Clicking the button executes JavaScript that initiates an SMS to a premium-rate number registered in a foreign country — Malwarebytes notes the destination numbers observed were in the +297 (Aruba) and +682 (Cook Islands) country codes. The SMS is sent via the phone's native SMS gateway, not through a web API, meaning the charge appears directly on the victim's mobile carrier bill. The scammers earn a commission from the premium-rate SMS provider, typically a share of the $10–$15 per-message fee.
Malwarebytes did not identify specific malware payloads or persistent backdoors in this campaign; the scam is purely a billing fraud operation. The researchers flagged that the Keitaro infrastructure allows the operators to rotate landing pages and block security researchers by IP, making takedown efforts more difficult. The campaign appears to target users primarily in North America and Europe, based on the ad-network traffic patterns observed.
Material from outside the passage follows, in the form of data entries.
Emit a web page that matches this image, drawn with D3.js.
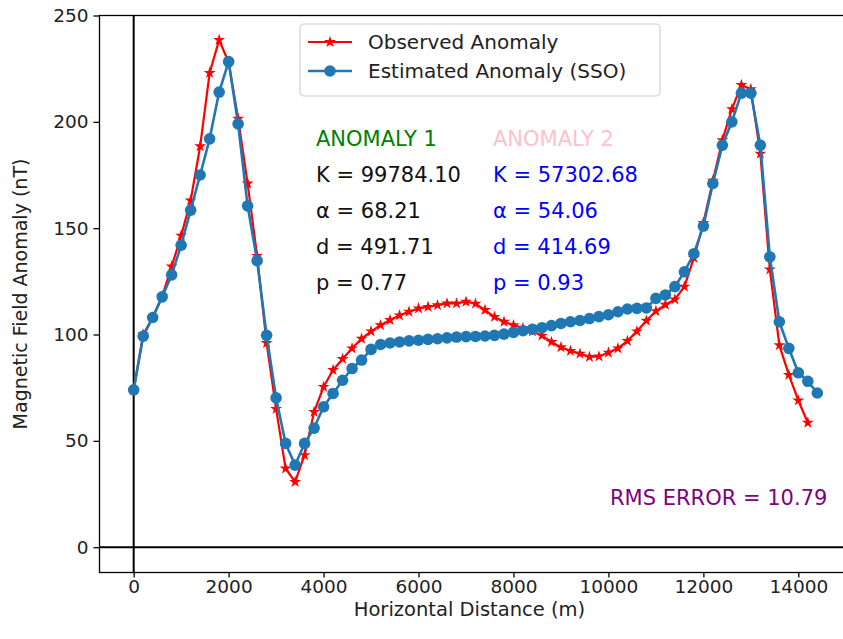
<!DOCTYPE html>
<html>
<head>
<meta charset="utf-8">
<script src="https://cdn.jsdelivr.net/npm/d3@7"></script>
<style>
    html, body { margin: 0; padding: 0; background: #fff; }
    svg { display: block; font-family: "DejaVu Sans", sans-serif; }
</style>
</head>
<body>
<svg id="chart" width="843" height="639"></svg>
<script>
// ------------------------------------------------------------
// Observed vs. estimated (SSO) magnetic anomaly profile
// ------------------------------------------------------------

var obsX = [0, 200, 400, 600, 800, 1000, 1200, 1400, 1600, 1800, 2000, 2200, 2400, 2600, 2800,
    3000, 3200, 3400, 3600, 3800, 4000, 4200, 4400, 4600, 4800, 5000, 5200, 5400, 5600, 5800,
    6000, 6200, 6400, 6600, 6800, 7000, 7200, 7400, 7600, 7800, 8000, 8200, 8400, 8600, 8800,
    9000, 9200, 9400, 9600, 9800, 10000, 10200, 10400, 10600, 10800, 11000, 11200, 11400, 11600, 11800,
    12000, 12200, 12400, 12600, 12800, 13000, 13200, 13400, 13600, 13800, 14000, 14200];
var obsY = [74, 100, 108, 118, 132, 146.5, 163, 188.5, 223, 238.5, 228, 201.5, 171, 137, 96,
    65, 37, 30.7, 43.3, 63.6, 75.4, 83.3, 88.5, 93.5, 98, 101.5, 104.4, 106.8, 109, 110.7,
    112.3, 113, 113.8, 114.6, 114.6, 115.4, 114.5, 111.5, 108.3, 106, 104.4, 103, 101.5, 99.5, 96.5,
    94, 92.3, 91, 89.5, 89.7, 91.5, 93.5, 97, 101.5, 106.5, 111, 114, 116.5, 122.5, 136,
    152.5, 172.3, 191.4, 206, 217.3, 215.3, 185, 130.6, 95, 81, 69, 58.5];

var estX = [0, 200, 400, 600, 800, 1000, 1200, 1400, 1600, 1800, 2000, 2200, 2400, 2600, 2800,
    3000, 3200, 3400, 3600, 3800, 4000, 4200, 4400, 4600, 4800, 5000, 5200, 5400, 5600, 5800,
    6000, 6200, 6400, 6600, 6800, 7000, 7200, 7400, 7600, 7800, 8000, 8200, 8400, 8600, 8800,
    9000, 9200, 9400, 9600, 9800, 10000, 10200, 10400, 10600, 10800, 11000, 11200, 11400, 11600, 11800,
    12000, 12200, 12400, 12600, 12800, 13000, 13200, 13400, 13600, 13800, 14000, 14200, 14400];
var estY = [74, 99.2, 108, 117.7, 128, 142, 158.5, 175, 192, 214, 228.3, 199, 160.5, 134.7, 99.6,
    70.2, 48.8, 38.6, 48.8, 56, 66, 72.3, 78.5, 84, 88, 93, 95.3, 96, 96.5, 97,
    97.3, 97.7, 98, 98.4, 98.8, 99, 99.1, 99.3, 99.6, 100.2, 101, 101.8, 102.5, 103.2, 104.2,
    105.2, 106, 106.6, 107.5, 108.4, 109.3, 110.7, 112, 112.3, 112.5, 117, 118.6, 122.5, 129.5, 138,
    151, 171, 189, 200, 213.5, 213.5, 189, 136.5, 106, 93.5, 82, 78, 72.5];

var xTicks = [0, 2000, 4000, 6000, 8000, 10000, 12000, 14000];
var yTicks = [0, 50, 100, 150, 200, 250];

var seriesNames = ['Observed Anomaly', 'Estimated Anomaly (SSO)'];
var anomaly1 = ['ANOMALY 1', 'K = 99784.10', 'α = 68.21', 'd = 491.71', 'p = 0.77'];
var anomaly2 = ['ANOMALY 2', 'K = 57302.68', 'α = 54.06', 'd = 414.69', 'p = 0.93'];
var rmsLabel = 'RMS ERROR = 10.79';

var RED = '#ff0000';
var BLUE = '#1f77b4';

var svg = d3.select('#chart');

// plot box; the right edge runs past the picture like in the source figure
var box = { left: 99.5, right: 851.5, top: 15.5, bottom: 572.5 };

var x = d3.scaleLinear().domain([-720, 15120]).range([box.left, box.right]);
var y = d3.scaleLinear().domain([-11.9, 250]).range([box.bottom, box.top]);

var FONT = 18.5;

/** Build [{x, y}] pairs from two parallel arrays. */
function pairs(xs, ys) {
    return xs.map(function (v, i) { return { x: v, y: ys[i] }; });
}

var obs = pairs(obsX, obsY);
var est = pairs(estX, estY);

// axvline / axhline at zero
svg.append('line')
    .attr('x1', x(0)).attr('x2', x(0))
    .attr('y1', box.top).attr('y2', box.bottom)
    .attr('stroke', '#000').attr('stroke-width', 2);
svg.append('line')
    .attr('x1', box.left).attr('x2', box.right)
    .attr('y1', y(0)).attr('y2', y(0))
    .attr('stroke', '#000').attr('stroke-width', 2);

var line = d3.line().x(function (d) { return x(d.x); }).y(function (d) { return y(d.y); });

var star = d3.symbol().type(d3.symbolStar).size(44);

function drawObserved(g, data) {
    g.append('path').datum(data)
        .attr('d', line)
        .attr('fill', 'none')
        .attr('stroke', RED)
        .attr('stroke-width', 2.2)
        .attr('stroke-linejoin', 'round');
    g.selectAll('path.mk').data(data).enter().append('path')
        .attr('class', 'mk')
        .attr('d', star)
        .attr('transform', function (d) { return 'translate(' + x(d.x) + ',' + y(d.y) + ')'; })
        .attr('fill', RED);
}

function drawEstimated(g, data) {
    g.append('path').datum(data)
        .attr('d', line)
        .attr('fill', 'none')
        .attr('stroke', BLUE)
        .attr('stroke-width', 2.6)
        .attr('stroke-linejoin', 'round');
    g.selectAll('circle').data(data).enter().append('circle')
        .attr('cx', function (d) { return x(d.x); })
        .attr('cy', function (d) { return y(d.y); })
        .attr('r', 5.8)
        .attr('fill', BLUE);
}

drawObserved(svg.append('g'), obs);
drawEstimated(svg.append('g'), est);

// frame (matplotlib spines)
svg.append('rect')
    .attr('x', box.left).attr('y', box.top)
    .attr('width', box.right - box.left).attr('height', box.bottom - box.top)
    .attr('fill', 'none').attr('stroke', '#000').attr('stroke-width', 1.3);

// axes
var xAxis = svg.append('g')
    .attr('transform', 'translate(0,' + box.bottom + ')')
    .call(d3.axisBottom(x).tickValues(xTicks).tickFormat(d3.format('d')).tickSize(5).tickPadding(2));
var yAxis = svg.append('g')
    .attr('transform', 'translate(' + box.left + ',0)')
    .call(d3.axisLeft(y).tickValues(yTicks).tickFormat(d3.format('d')).tickSize(6).tickPadding(5));

[xAxis, yAxis].forEach(function (ax) {
    ax.select('.domain').remove();
    ax.selectAll('line').attr('stroke', '#000').attr('stroke-width', 1.3);
    ax.selectAll('text')
        .attr('fill', '#222')
        .style('font-size', FONT + 'px')
        .style('font-family', '"DejaVu Sans", sans-serif');
});

svg.append('text')
    .attr('x', (box.left + box.right) / 2 - 6).attr('y', 609)
    .attr('dy', '0.36em')
    .attr('text-anchor', 'middle')
    .attr('fill', '#222')
    .style('font-size', '19.5px')
    .text('Horizontal Distance (m)');

svg.append('text')
    .attr('transform', 'translate(27,' + ((box.top + box.bottom) / 2) + ') rotate(-90)')
    .attr('text-anchor', 'middle')
    .attr('fill', '#222')
    .style('font-size', '19px')
    .text('Magnetic Field Anomaly (nT)');

// parameter annotations
var TXT = 21;
function column(lines, left, colors) {
    lines.forEach(function (s, i) {
        svg.append('text')
            .attr('x', left).attr('y', 138 + i * 36.2)
            .attr('dy', '0.36em')
            .attr('fill', colors[i])
            .style('font-size', TXT + 'px')
            .text(s);
    });
}
column(anomaly1, 316, ['green', '#111', '#111', '#111', '#111']);
column(anomaly2, 493, ['pink', 'blue', 'blue', 'blue', 'blue']);

svg.append('text')
    .attr('x', 610).attr('y', 497)
    .attr('dy', '0.36em')
    .attr('fill', 'purple')
    .style('font-size', TXT + 'px')
    .text(rmsLabel);

// legend
var leg = svg.append('g').attr('transform', 'translate(300,24)');
leg.append('rect')
    .attr('width', 360).attr('height', 72).attr('rx', 4)
    .attr('fill', '#fff').attr('fill-opacity', 0.8)
    .attr('stroke', '#d0d0d0').attr('stroke-width', 1.2);

var legRows = leg.selectAll('g.row').data(seriesNames).enter().append('g')
    .attr('class', 'row')
    .attr('transform', function (d, i) { return 'translate(0,' + (18 + i * 29) + ')'; });

legRows.append('line')
    .attr('x1', 8).attr('x2', 52)
    .attr('stroke', function (d, i) { return i ? BLUE : RED; })
    .attr('stroke-width', function (d, i) { return i ? 2.6 : 2.2; });
legRows.each(function (d, i) {
    var g = d3.select(this);
    if (i === 0) {
        g.append('path').attr('d', star).attr('transform', 'translate(30,0)').attr('fill', RED);
    } else {
        g.append('circle').attr('cx', 30).attr('r', 5.8).attr('fill', BLUE);
    }
});
legRows.append('text')
    .attr('x', 68).attr('dy', '0.36em')
    .attr('fill', '#222')
    .style('font-size', '20px')
    .text(function (d) { return d; });
</script>
</body>
</html>
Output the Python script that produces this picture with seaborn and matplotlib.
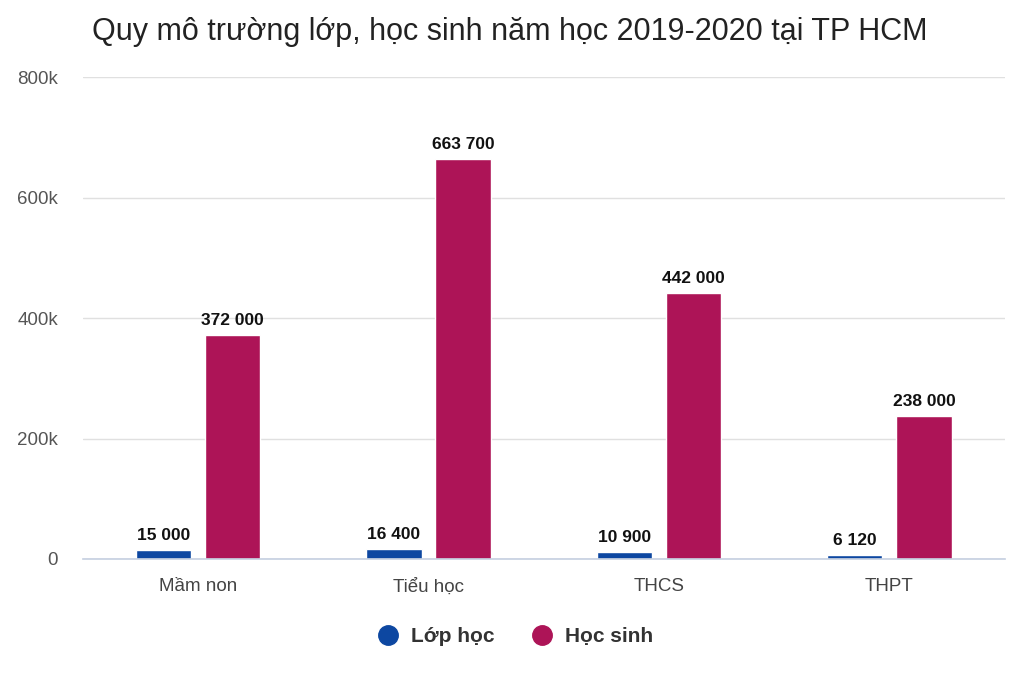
import pandas as pd
import matplotlib
matplotlib.use('Agg')
import matplotlib.pyplot as plt
import seaborn as sns
from matplotlib.lines import Line2D

# Data
categories = ['Mầm non', 'Tiểu học', 'THCS', 'THPT']
lop_hoc = [15000, 16400, 10900, 6120]
hoc_sinh = [372000, 663700, 442000, 238000]
series_names = ['Lớp học', 'Học sinh']
colors = ['#0d47a1', '#ad1457']

df = pd.DataFrame({
    'category': categories * 2,
    'value': lop_hoc + hoc_sinh,
    'series': [series_names[0]] * 4 + [series_names[1]] * 4,
})

sns.set_theme(style='white')
plt.rcParams['font.family'] = ['Liberation Sans', 'DejaVu Sans']

fig = plt.figure(figsize=(10.24, 6.83), dpi=100)
ax = fig.add_axes([0.081, 0.1816, 0.9, 0.7054])

sns.barplot(data=df, x='category', y='value', hue='series', order=categories,
            hue_order=series_names, palette=colors, width=0.6, gap=0.2,
            saturation=1, legend=False, ax=ax)

def fmt(v):
    return f'{v:,}'.replace(',', ' ')

for container in ax.containers:
    ax.bar_label(container, labels=[fmt(int(b.get_height())) for b in container],
                 padding=5, fontsize=12.5, fontweight='bold', color='#111111')

ax.set_xlim(-0.5, 3.5)
ax.set_ylim(0, 800000)
ax.set_yticks([0, 200000, 400000, 600000, 800000])
ax.set_yticklabels(['0', '200k', '400k', '600k', '800k'])
ax.yaxis.grid(True, color='#e0e0e0', linewidth=1)
ax.set_axisbelow(True)
for s in ['top', 'right', 'left']:
    ax.spines[s].set_visible(False)
ax.spines['bottom'].set_color('#c5cfe0')
ax.spines['bottom'].set_linewidth(1.2)
ax.tick_params(axis='y', length=0, labelsize=13.5, labelcolor='#555555', pad=18)
ax.tick_params(axis='x', length=0, labelsize=13.5, labelcolor='#444444', pad=14)
ax.set_xlabel('')
ax.set_ylabel('')

fig.text(0.09, 0.953, 'Quy mô trường lớp, học sinh năm học 2019-2020 tại TP HCM',
         fontsize=22, color='#222222', ha='left', va='center')

handles = [Line2D([0], [0], marker='o', linestyle='', markersize=14,
                  markerfacecolor=c, markeredgecolor=c) for c in colors]
leg = fig.legend(handles, series_names, loc='center', bbox_to_anchor=(0.498, 0.068),
                 ncol=2, frameon=False, handletextpad=0.1, columnspacing=1.3,
                 prop={'size': 15, 'weight': 'bold'})
for t in leg.get_texts():
    t.set_color('#333333')

plt.savefig('out.png', dpi=100)
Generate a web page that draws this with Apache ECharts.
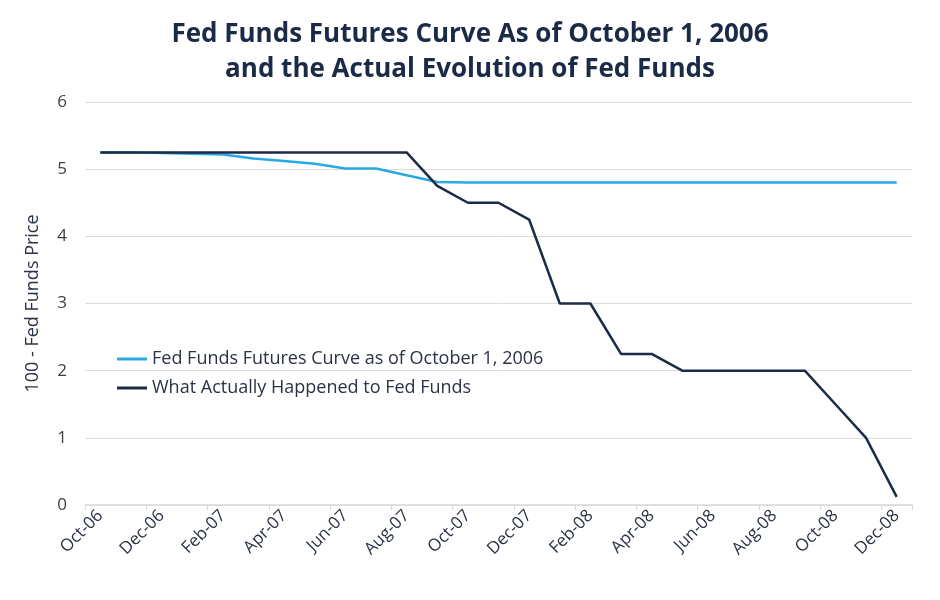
<!DOCTYPE html>
<html>
<head>
<meta charset="utf-8">
<script src="https://cdn.jsdelivr.net/npm/echarts@6/dist/echarts.min.js"></script>
<style>html,body{margin:0;padding:0;background:#fff}#c{width:940px;height:600px}</style>
</head>
<body>
<div id="c"></div>
<script>
const categories = ['Oct-06','Nov-06','Dec-06','Jan-07','Feb-07','Mar-07','Apr-07','May-07','Jun-07','Jul-07','Aug-07','Sep-07','Oct-07','Nov-07','Dec-07','Jan-08','Feb-08','Mar-08','Apr-08','May-08','Jun-08','Jul-08','Aug-08','Sep-08','Oct-08','Nov-08','Dec-08'];
const futuresCurve = [5.25,5.25,5.24,5.23,5.22,5.16,5.12,5.08,5.01,5.01,4.91,4.81,4.80,4.80,4.80,4.80,4.80,4.80,4.80,4.80,4.80,4.80,4.80,4.80,4.80,4.80,4.80];
const actualFedFunds = [5.25,5.25,5.25,5.25,5.25,5.25,5.25,5.25,5.25,5.25,5.25,4.75,4.50,4.50,4.25,3.00,3.00,2.25,2.25,2.00,2.00,2.00,2.00,2.00,1.50,1.00,0.12];
const seriesNames = ['Fed Funds Futures Curve as of October 1, 2006','What Actually Happened to Fed Funds'];
const titleText = 'Fed Funds Futures Curve As of October 1, 2006\nand the Actual Evolution of Fed Funds';

const chart = echarts.init(document.getElementById('c'));
const font = 'Open Sans';
chart.setOption({
  animation: false,
  title: {
    text: titleText, left: 'center', top: 12,
    textStyle: {fontFamily: font, fontSize: 26, fontWeight: 'bold', color: '#1b2a47', lineHeight: 35}
  },
  legend: {
    orient: 'vertical', left: 112, top: 345, itemWidth: 30, itemHeight: 3, itemGap: 11,
    icon: 'rect',
    textStyle: {fontFamily: font, fontSize: 18, color: '#2a3344'},
    data: seriesNames
  },
  grid: {left: 85, right: 28, top: 102, bottom: 95},
  xAxis: {
    type: 'category', data: categories, boundaryGap: true,
    axisLine: {lineStyle: {color: '#d9d9d9', width: 1.5}},
    axisTick: {show: true, interval: 1, length: 5, lineStyle: {color: '#d9d9d9'}},
    axisLabel: {interval: 1, rotate: 45, fontFamily: font, fontSize: 17, color: '#2a3344', margin: 8}
  },
  yAxis: {
    type: 'value', min: 0, max: 6, interval: 1,
    name: '100 - Fed Funds Price', nameLocation: 'middle', nameGap: 43,
    nameTextStyle: {fontFamily: font, fontSize: 18, color: '#2a3344'},
    axisLine: {show: false}, axisTick: {show: false},
    axisLabel: {fontFamily: font, fontSize: 17, color: '#404040', margin: 18},
    splitLine: {lineStyle: {color: '#dcdcdc', width: 1}}
  },
  series: [
    {name: seriesNames[0], type: 'line', data: futuresCurve, symbol: 'none', z: 2,
     lineStyle: {color: '#29a9e1', width: 2.5}, itemStyle: {color: '#29a9e1'}},
    {name: seriesNames[1], type: 'line', data: actualFedFunds, symbol: 'none', z: 3,
     lineStyle: {color: '#1b2a47', width: 2.5}, itemStyle: {color: '#1b2a47'}}
  ]
});
</script>
</body>
</html>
Mitigations & Recommendations
Defenders and consumers should be aware that legitimate CAPTCHA challenges never require sending an SMS or calling a premium-rate number. Malwarebytes recommends that users enable carrier-level blocking of premium-rate SMS services where available, and that organizations educate employees to recognize fake CAPTCHA pages as a social engineering vector. Network-level ad-blocking and DNS filtering can disrupt the Keitaro redirect chain before the user reaches the fraudulent page. Mobile carriers should consider flagging or blocking short-duration international SMS bursts from individual subscriber lines.